One problem we encountered is the definition of a DLT used in this and other trials includes grade 3 gastrointestinal toxicity lasting >24 hours, which was the cause of the majority of our DLT events, potentially overestimating clinically meaningful toxicity. We also encountered several administrative challenges, particularly DLTs in lower-dose cohorts requiring several expansions. A phase 1 design with better operating characteristics may have led to a shorter study duration.

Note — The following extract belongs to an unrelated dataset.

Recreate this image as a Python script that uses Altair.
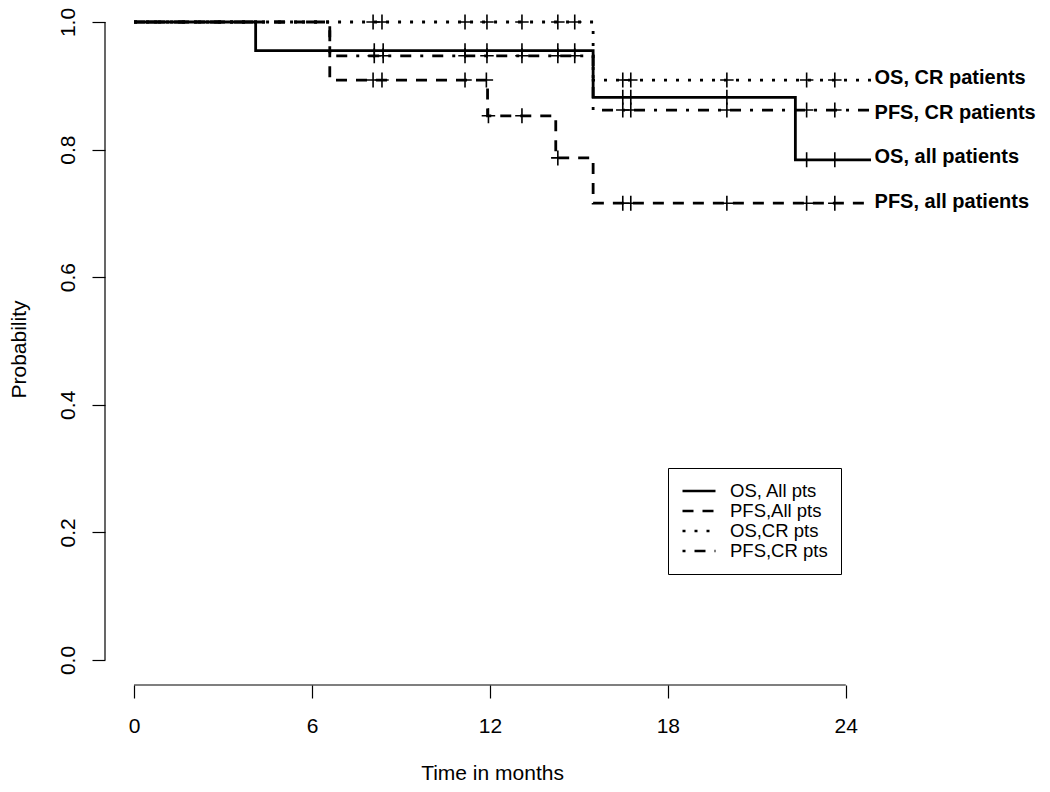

The single institution design may affect generalizability to multicenter trials; however, IG-IMRT is being widely used in a multi-institutional phase 3 trial in LACC, suggesting wider adoption of this technology is feasible.²⁵ Comparisons of results from trials conducted in different eras should also be interpreted cautiously, given difficulties in parsing subgroup effects in small studies.

Conclusions

This study provides evidence that IG-IMRT can permit better tolerance of intensive concurrent chemotherapy for LACC. In particular, we found weekly gemcitabine at 100 mg/m² was feasible and well tolerated when delivered concurrently with and preceding cisplatin, in contrast to prior publications. However, acute toxicity remains a factor with this regimen, depending on radiation volume and chemotherapy sequencing.